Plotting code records

--*--

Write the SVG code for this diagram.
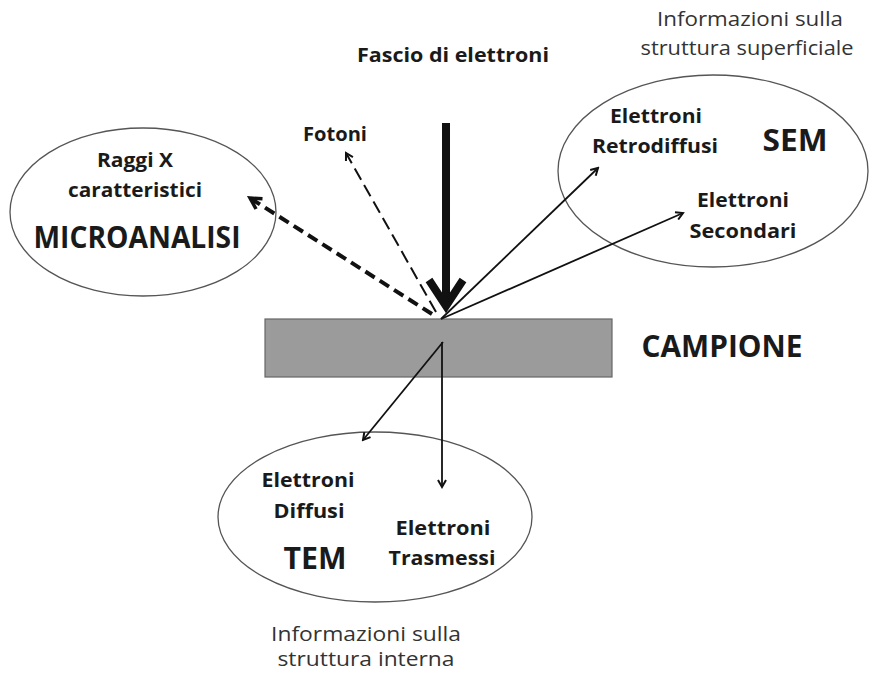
<svg xmlns="http://www.w3.org/2000/svg" width="870" height="674" viewBox="0 0 870 674">
<style>
text{font-family:"Open Sans","Liberation Sans",sans-serif;fill:#1a1a1a;text-anchor:middle}
.b{font-weight:bold;font-size:19px}
.big{font-weight:bold;font-size:30px}
.info{font-size:20px;fill:#333}
.ell{fill:#fff;stroke:#555;stroke-width:1.3}
.ln{stroke:#111;fill:none}
</style>
<defs>
<marker id="ah" markerWidth="10" markerHeight="10" refX="8" refY="5" orient="auto" markerUnits="userSpaceOnUse">
<path d="M1,1 L8,5 L1,9" fill="none" stroke="#111" stroke-width="2"/>
</marker>
<marker id="ahb" markerWidth="16" markerHeight="16" refX="13" refY="8" orient="auto" markerUnits="userSpaceOnUse">
<path d="M2,2 L13,8 L2,14" fill="none" stroke="#111" stroke-width="3.5"/>
</marker>
</defs>
<rect width="870" height="674" fill="#fff"/>

<g id="sem">
<ellipse class="ell" cx="713" cy="171" rx="155" ry="96"/>
<text class="b" x="656" y="123" textLength="92" lengthAdjust="spacingAndGlyphs">Elettroni</text>
<text class="b" x="655" y="153" textLength="126" lengthAdjust="spacingAndGlyphs">Retrodiffusi</text>
<text class="big" x="795" y="151" textLength="65" lengthAdjust="spacingAndGlyphs">SEM</text>
<text class="b" x="743" y="207" textLength="92" lengthAdjust="spacingAndGlyphs">Elettroni</text>
<text class="b" x="743" y="238" textLength="107" lengthAdjust="spacingAndGlyphs">Secondari</text>
</g>
<g id="sem-info">
<text class="info" x="750" y="26" textLength="186" lengthAdjust="spacingAndGlyphs">Informazioni sulla</text>
<text class="info" x="747" y="55" textLength="213" lengthAdjust="spacingAndGlyphs">struttura superficiale</text>
</g>

<g id="micro">
<ellipse class="ell" cx="143" cy="212" rx="133" ry="84"/>
<text class="b" x="135" y="167" textLength="76" lengthAdjust="spacingAndGlyphs">Raggi X</text>
<text class="b" x="135" y="197" textLength="134" lengthAdjust="spacingAndGlyphs">caratteristici</text>
<text class="big" x="137" y="248" textLength="207" lengthAdjust="spacingAndGlyphs">MICROANALISI</text>
</g>

<g id="tem">
<ellipse class="ell" cx="375" cy="517" rx="157" ry="85"/>
<text class="b" x="308" y="487" textLength="93" lengthAdjust="spacingAndGlyphs">Elettroni</text>
<text class="b" x="309" y="518" textLength="71" lengthAdjust="spacingAndGlyphs">Diffusi</text>
<text class="big" x="315" y="569" textLength="63" lengthAdjust="spacingAndGlyphs">TEM</text>
<text class="b" x="443" y="535" textLength="95" lengthAdjust="spacingAndGlyphs">Elettroni</text>
<text class="b" x="442" y="565" textLength="107" lengthAdjust="spacingAndGlyphs">Trasmessi</text>
</g>
<g id="tem-info">
<text class="info" x="366" y="641" textLength="190" lengthAdjust="spacingAndGlyphs">Informazioni sulla</text>
<text class="info" x="366" y="666" textLength="177" lengthAdjust="spacingAndGlyphs">struttura interna</text>
</g>

<g id="campione">
<rect x="265" y="319" width="347" height="58" fill="#9b9b9b" stroke="#666" stroke-width="1.2"/>
<text class="big" x="722" y="357" textLength="161" lengthAdjust="spacingAndGlyphs">CAMPIONE</text>
</g>

<g id="beam">
<text class="b" x="453" y="62" style="font-size:20px" textLength="192" lengthAdjust="spacingAndGlyphs">Fascio di elettroni</text>
</g>

<g id="fotoni">
<text class="b" x="335" y="141" textLength="64" lengthAdjust="spacingAndGlyphs">Fotoni</text>
</g>

<g id="connectors">
<line class="ln" x1="446" y1="123" x2="446" y2="304" stroke-width="8"/>
<polyline class="ln" points="429,280 446,306 463,280" stroke-width="8" stroke-linejoin="miter"/>
<line class="ln" x1="436" y1="312" x2="346" y2="153" stroke-width="2" stroke-dasharray="13,6" marker-end="url(#ah)"/>
<line class="ln" x1="432" y1="314" x2="250" y2="198" stroke-width="4" stroke-dasharray="11,6" marker-end="url(#ahb)"/>
<line class="ln" x1="441" y1="319" x2="598" y2="168" stroke-width="1.8" marker-end="url(#ah)"/>
<line class="ln" x1="441" y1="319" x2="683" y2="213" stroke-width="1.8" marker-end="url(#ah)"/>
<line class="ln" x1="443" y1="342" x2="363" y2="440" stroke-width="1.8" marker-end="url(#ah)"/>
<line class="ln" x1="442" y1="342" x2="442" y2="487" stroke-width="1.8" marker-end="url(#ah)"/>
</g>
</svg>
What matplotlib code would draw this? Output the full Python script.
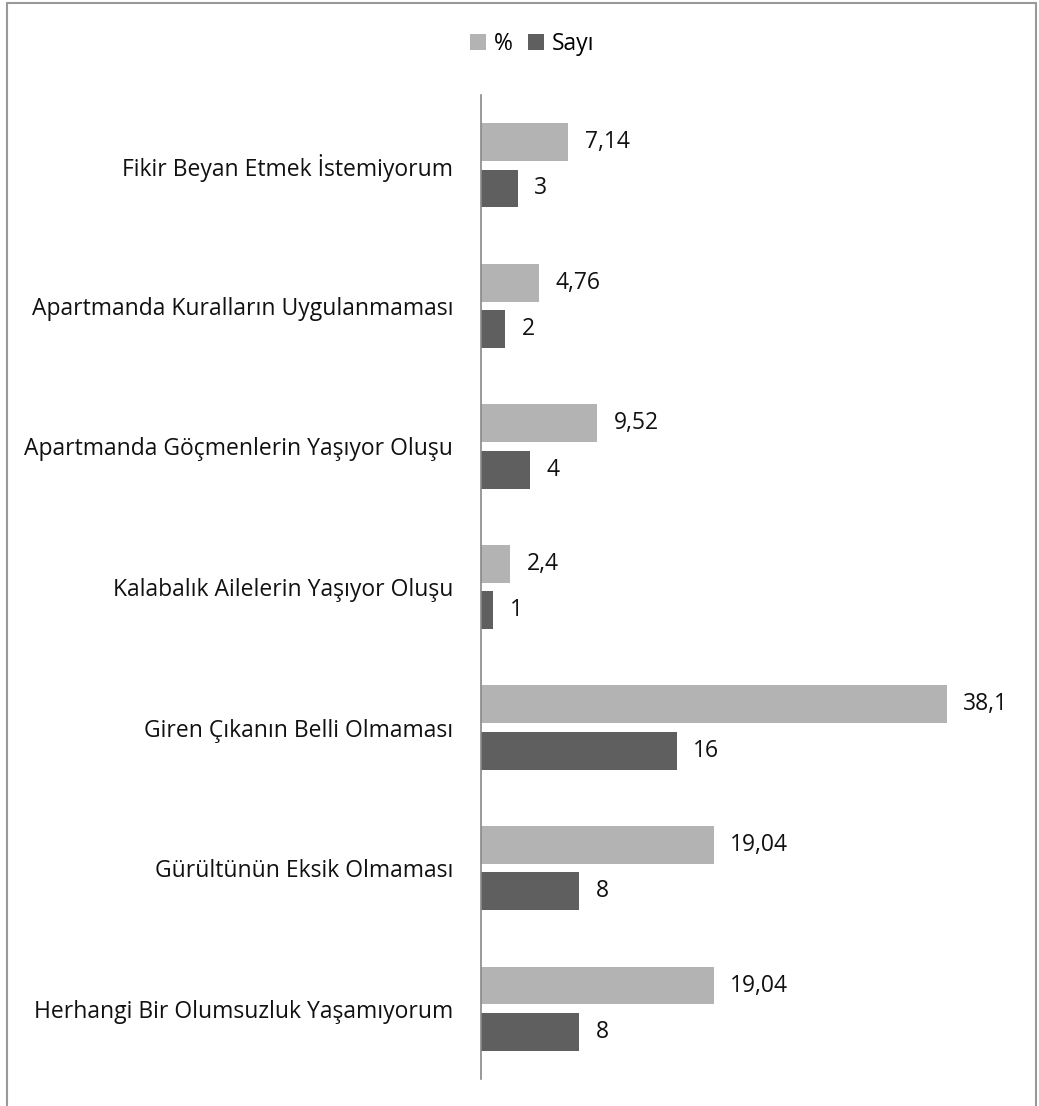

--*--

Give all the entries again exactly, dropping each picture.

Expected answer »
Write the SVG code for this diagram.
<svg xmlns="http://www.w3.org/2000/svg" width="870" height="674" viewBox="0 0 870 674">
<style>
text{font-family:"Open Sans","Liberation Sans",sans-serif;fill:#1a1a1a;text-anchor:middle}
.b{font-weight:bold;font-size:19px}
.big{font-weight:bold;font-size:30px}
.info{font-size:20px;fill:#333}
.ell{fill:#fff;stroke:#555;stroke-width:1.3}
.ln{stroke:#111;fill:none}
</style>
<defs>
<marker id="ah" markerWidth="10" markerHeight="10" refX="8" refY="5" orient="auto" markerUnits="userSpaceOnUse">
<path d="M1,1 L8,5 L1,9" fill="none" stroke="#111" stroke-width="2"/>
</marker>
<marker id="ahb" markerWidth="16" markerHeight="16" refX="13" refY="8" orient="auto" markerUnits="userSpaceOnUse">
<path d="M2,2 L13,8 L2,14" fill="none" stroke="#111" stroke-width="3.5"/>
</marker>
</defs>
<rect width="870" height="674" fill="#fff"/>

<g id="sem">
<ellipse class="ell" cx="713" cy="171" rx="155" ry="96"/>
<text class="b" x="656" y="123" textLength="92" lengthAdjust="spacingAndGlyphs">Elettroni</text>
<text class="b" x="655" y="153" textLength="126" lengthAdjust="spacingAndGlyphs">Retrodiffusi</text>
<text class="big" x="795" y="151" textLength="65" lengthAdjust="spacingAndGlyphs">SEM</text>
<text class="b" x="743" y="207" textLength="92" lengthAdjust="spacingAndGlyphs">Elettroni</text>
<text class="b" x="743" y="238" textLength="107" lengthAdjust="spacingAndGlyphs">Secondari</text>
</g>
<g id="sem-info">
<text class="info" x="750" y="26" textLength="186" lengthAdjust="spacingAndGlyphs">Informazioni sulla</text>
<text class="info" x="747" y="55" textLength="213" lengthAdjust="spacingAndGlyphs">struttura superficiale</text>
</g>

<g id="micro">
<ellipse class="ell" cx="143" cy="212" rx="133" ry="84"/>
<text class="b" x="135" y="167" textLength="76" lengthAdjust="spacingAndGlyphs">Raggi X</text>
<text class="b" x="135" y="197" textLength="134" lengthAdjust="spacingAndGlyphs">caratteristici</text>
<text class="big" x="137" y="248" textLength="207" lengthAdjust="spacingAndGlyphs">MICROANALISI</text>
</g>

<g id="tem">
<ellipse class="ell" cx="375" cy="517" rx="157" ry="85"/>
<text class="b" x="308" y="487" textLength="93" lengthAdjust="spacingAndGlyphs">Elettroni</text>
<text class="b" x="309" y="518" textLength="71" lengthAdjust="spacingAndGlyphs">Diffusi</text>
<text class="big" x="315" y="569" textLength="63" lengthAdjust="spacingAndGlyphs">TEM</text>
<text class="b" x="443" y="535" textLength="95" lengthAdjust="spacingAndGlyphs">Elettroni</text>
<text class="b" x="442" y="565" textLength="107" lengthAdjust="spacingAndGlyphs">Trasmessi</text>
</g>
<g id="tem-info">
<text class="info" x="366" y="641" textLength="190" lengthAdjust="spacingAndGlyphs">Informazioni sulla</text>
<text class="info" x="366" y="666" textLength="177" lengthAdjust="spacingAndGlyphs">struttura interna</text>
</g>

<g id="campione">
<rect x="265" y="319" width="347" height="58" fill="#9b9b9b" stroke="#666" stroke-width="1.2"/>
<text class="big" x="722" y="357" textLength="161" lengthAdjust="spacingAndGlyphs">CAMPIONE</text>
</g>

<g id="beam">
<text class="b" x="453" y="62" style="font-size:20px" textLength="192" lengthAdjust="spacingAndGlyphs">Fascio di elettroni</text>
</g>

<g id="fotoni">
<text class="b" x="335" y="141" textLength="64" lengthAdjust="spacingAndGlyphs">Fotoni</text>
</g>

<g id="connectors">
<line class="ln" x1="446" y1="123" x2="446" y2="304" stroke-width="8"/>
<polyline class="ln" points="429,280 446,306 463,280" stroke-width="8" stroke-linejoin="miter"/>
<line class="ln" x1="436" y1="312" x2="346" y2="153" stroke-width="2" stroke-dasharray="13,6" marker-end="url(#ah)"/>
<line class="ln" x1="432" y1="314" x2="250" y2="198" stroke-width="4" stroke-dasharray="11,6" marker-end="url(#ahb)"/>
<line class="ln" x1="441" y1="319" x2="598" y2="168" stroke-width="1.8" marker-end="url(#ah)"/>
<line class="ln" x1="441" y1="319" x2="683" y2="213" stroke-width="1.8" marker-end="url(#ah)"/>
<line class="ln" x1="443" y1="342" x2="363" y2="440" stroke-width="1.8" marker-end="url(#ah)"/>
<line class="ln" x1="442" y1="342" x2="442" y2="487" stroke-width="1.8" marker-end="url(#ah)"/>
</g>
</svg>
What matplotlib code would draw this? Output the full Python script.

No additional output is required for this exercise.